**TASK STATEMENT**
Quote word for word the lines below, beginning with the first and ending with the one that has "const seriesNames = ['gibbsite". Drop the pictures.

**SOURCE DATA**
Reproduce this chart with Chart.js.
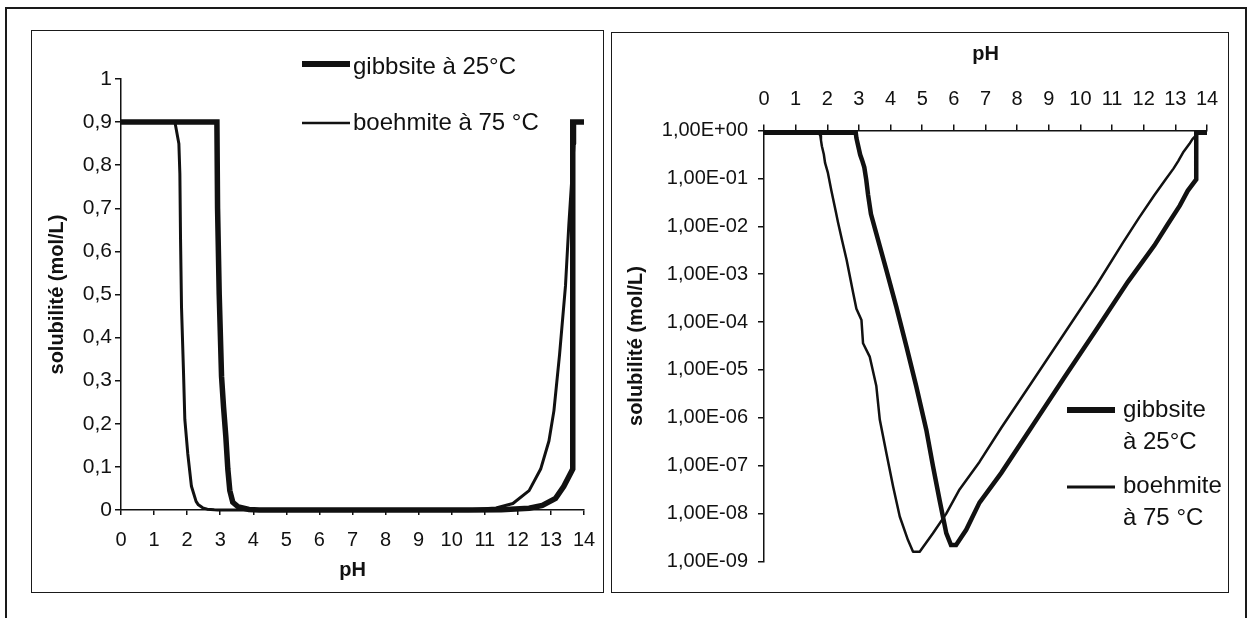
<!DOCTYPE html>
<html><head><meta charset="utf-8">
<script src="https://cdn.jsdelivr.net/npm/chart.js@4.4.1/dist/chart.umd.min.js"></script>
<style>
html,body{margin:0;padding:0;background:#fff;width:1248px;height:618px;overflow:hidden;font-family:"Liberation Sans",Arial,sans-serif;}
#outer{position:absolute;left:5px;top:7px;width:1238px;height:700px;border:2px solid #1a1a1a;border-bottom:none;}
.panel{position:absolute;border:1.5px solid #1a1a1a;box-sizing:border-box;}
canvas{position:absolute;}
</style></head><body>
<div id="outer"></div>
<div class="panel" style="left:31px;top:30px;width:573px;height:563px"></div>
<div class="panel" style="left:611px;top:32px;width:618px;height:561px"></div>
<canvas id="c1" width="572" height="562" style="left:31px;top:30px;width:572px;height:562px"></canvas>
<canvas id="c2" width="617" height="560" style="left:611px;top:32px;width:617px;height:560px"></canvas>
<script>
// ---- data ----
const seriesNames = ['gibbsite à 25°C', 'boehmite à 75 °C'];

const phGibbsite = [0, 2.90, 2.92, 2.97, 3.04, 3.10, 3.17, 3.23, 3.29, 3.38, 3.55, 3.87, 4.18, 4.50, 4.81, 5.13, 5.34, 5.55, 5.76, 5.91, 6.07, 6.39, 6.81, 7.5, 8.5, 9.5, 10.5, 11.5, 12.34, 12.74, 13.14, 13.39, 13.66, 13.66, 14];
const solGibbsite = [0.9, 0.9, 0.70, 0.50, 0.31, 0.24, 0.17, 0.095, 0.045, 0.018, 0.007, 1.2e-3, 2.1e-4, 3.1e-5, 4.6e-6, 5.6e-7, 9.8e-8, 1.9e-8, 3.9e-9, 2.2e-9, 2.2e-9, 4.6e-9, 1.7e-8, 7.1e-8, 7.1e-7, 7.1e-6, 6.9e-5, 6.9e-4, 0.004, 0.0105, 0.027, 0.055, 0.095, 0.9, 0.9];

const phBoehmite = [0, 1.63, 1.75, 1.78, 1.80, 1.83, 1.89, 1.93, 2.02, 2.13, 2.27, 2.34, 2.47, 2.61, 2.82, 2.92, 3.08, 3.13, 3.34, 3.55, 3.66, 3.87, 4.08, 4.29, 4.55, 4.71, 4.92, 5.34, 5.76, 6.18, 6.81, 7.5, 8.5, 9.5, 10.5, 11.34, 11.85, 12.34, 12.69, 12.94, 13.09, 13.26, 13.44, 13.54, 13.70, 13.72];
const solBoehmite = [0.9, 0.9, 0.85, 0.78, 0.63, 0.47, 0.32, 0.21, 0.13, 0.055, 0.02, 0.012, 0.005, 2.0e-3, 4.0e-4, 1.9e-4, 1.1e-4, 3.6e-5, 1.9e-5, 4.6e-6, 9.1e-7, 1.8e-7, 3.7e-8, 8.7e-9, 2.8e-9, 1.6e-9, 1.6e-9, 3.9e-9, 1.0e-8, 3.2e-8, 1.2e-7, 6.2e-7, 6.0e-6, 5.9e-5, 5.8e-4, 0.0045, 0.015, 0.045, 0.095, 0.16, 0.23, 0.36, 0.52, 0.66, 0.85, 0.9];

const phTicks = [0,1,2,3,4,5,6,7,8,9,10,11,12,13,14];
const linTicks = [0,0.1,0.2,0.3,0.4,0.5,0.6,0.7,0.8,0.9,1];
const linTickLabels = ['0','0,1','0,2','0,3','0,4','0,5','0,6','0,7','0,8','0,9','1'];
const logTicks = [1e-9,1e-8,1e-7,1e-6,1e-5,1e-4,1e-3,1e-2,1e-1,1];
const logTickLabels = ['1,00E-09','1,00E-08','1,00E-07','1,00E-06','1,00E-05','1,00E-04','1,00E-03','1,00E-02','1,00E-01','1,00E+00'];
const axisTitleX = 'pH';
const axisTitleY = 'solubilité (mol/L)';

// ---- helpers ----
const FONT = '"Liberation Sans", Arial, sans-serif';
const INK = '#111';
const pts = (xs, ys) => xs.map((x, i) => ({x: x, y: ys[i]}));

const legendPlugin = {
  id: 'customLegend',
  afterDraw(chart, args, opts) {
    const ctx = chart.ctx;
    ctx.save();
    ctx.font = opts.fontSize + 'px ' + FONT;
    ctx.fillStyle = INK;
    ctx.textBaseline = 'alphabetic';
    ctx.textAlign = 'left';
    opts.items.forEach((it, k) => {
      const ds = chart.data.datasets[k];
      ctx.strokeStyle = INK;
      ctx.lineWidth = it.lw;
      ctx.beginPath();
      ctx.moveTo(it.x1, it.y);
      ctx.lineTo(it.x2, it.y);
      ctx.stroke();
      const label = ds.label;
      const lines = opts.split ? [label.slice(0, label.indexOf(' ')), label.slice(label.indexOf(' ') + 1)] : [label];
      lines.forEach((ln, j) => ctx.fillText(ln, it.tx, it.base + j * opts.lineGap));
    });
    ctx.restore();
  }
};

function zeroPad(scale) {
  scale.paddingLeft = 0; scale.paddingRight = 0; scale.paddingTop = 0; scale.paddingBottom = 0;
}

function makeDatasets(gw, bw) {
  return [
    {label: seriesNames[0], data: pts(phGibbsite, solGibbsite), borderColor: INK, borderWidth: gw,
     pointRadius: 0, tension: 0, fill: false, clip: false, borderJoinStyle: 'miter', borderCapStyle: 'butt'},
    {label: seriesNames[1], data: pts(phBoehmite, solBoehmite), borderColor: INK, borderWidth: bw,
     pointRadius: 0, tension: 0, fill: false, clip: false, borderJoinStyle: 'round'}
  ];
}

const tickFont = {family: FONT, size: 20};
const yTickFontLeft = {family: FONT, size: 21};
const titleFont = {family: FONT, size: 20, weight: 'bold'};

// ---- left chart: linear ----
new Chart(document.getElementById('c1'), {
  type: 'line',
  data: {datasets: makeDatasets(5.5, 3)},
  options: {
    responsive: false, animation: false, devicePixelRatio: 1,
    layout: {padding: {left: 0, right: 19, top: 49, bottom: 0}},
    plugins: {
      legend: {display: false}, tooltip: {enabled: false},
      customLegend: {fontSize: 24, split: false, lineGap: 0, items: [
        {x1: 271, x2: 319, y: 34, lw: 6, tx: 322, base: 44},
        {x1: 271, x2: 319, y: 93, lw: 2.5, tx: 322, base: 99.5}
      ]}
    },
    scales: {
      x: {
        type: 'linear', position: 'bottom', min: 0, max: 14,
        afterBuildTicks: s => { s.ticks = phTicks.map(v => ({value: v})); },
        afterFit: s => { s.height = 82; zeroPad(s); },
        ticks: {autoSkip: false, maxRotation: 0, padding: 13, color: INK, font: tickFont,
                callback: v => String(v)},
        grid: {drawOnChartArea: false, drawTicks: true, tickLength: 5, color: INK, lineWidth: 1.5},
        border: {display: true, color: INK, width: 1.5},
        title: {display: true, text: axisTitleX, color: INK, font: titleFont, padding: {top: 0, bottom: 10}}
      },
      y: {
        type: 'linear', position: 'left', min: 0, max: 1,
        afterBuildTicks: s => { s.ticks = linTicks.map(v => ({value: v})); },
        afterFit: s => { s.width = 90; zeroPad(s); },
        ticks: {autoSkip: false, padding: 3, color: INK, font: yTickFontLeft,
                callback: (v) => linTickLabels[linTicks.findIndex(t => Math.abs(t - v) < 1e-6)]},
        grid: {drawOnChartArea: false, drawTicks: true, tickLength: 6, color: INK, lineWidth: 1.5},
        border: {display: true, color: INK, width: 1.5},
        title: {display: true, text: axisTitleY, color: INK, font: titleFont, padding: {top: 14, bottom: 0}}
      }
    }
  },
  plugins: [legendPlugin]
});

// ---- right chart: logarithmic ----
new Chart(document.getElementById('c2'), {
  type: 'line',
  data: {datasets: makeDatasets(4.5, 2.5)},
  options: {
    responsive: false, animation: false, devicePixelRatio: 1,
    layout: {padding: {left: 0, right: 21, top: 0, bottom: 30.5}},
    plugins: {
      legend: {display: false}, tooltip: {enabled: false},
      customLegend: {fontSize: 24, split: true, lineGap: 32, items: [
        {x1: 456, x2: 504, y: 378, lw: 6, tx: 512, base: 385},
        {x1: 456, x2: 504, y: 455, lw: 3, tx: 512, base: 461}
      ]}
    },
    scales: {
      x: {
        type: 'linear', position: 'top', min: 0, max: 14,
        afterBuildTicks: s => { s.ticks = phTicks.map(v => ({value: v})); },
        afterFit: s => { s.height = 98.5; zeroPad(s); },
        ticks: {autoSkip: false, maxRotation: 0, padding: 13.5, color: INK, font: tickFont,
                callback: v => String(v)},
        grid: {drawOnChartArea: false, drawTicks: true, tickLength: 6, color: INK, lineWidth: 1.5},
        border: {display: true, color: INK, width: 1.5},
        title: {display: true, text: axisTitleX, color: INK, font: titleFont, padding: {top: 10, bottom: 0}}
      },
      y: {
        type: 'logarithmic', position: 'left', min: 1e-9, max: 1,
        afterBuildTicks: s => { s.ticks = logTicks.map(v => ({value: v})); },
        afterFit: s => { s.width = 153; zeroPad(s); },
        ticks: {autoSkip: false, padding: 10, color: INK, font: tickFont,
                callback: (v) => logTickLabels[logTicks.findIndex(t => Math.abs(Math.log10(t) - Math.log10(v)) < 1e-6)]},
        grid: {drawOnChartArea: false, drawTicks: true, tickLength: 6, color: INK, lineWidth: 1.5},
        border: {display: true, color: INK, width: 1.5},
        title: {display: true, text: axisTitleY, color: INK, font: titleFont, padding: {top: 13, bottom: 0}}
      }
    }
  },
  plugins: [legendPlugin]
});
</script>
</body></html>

**RESULT OF THIS TASK**
Reproduce this chart with Chart.js.
<!DOCTYPE html>
<html><head><meta charset="utf-8">
<script src="https://cdn.jsdelivr.net/npm/chart.js@4.4.1/dist/chart.umd.min.js"></script>
<style>
html,body{margin:0;padding:0;background:#fff;width:1248px;height:618px;overflow:hidden;font-family:"Liberation Sans",Arial,sans-serif;}
#outer{position:absolute;left:5px;top:7px;width:1238px;height:700px;border:2px solid #1a1a1a;border-bottom:none;}
.panel{position:absolute;border:1.5px solid #1a1a1a;box-sizing:border-box;}
canvas{position:absolute;}
</style></head><body>
<div id="outer"></div>
<div class="panel" style="left:31px;top:30px;width:573px;height:563px"></div>
<div class="panel" style="left:611px;top:32px;width:618px;height:561px"></div>
<canvas id="c1" width="572" height="562" style="left:31px;top:30px;width:572px;height:562px"></canvas>
<canvas id="c2" width="617" height="560" style="left:611px;top:32px;width:617px;height:560px"></canvas>
<script>
// ---- data ----
const seriesNames = ['gibbsite à 25°C', 'boehmite à 75 °C'];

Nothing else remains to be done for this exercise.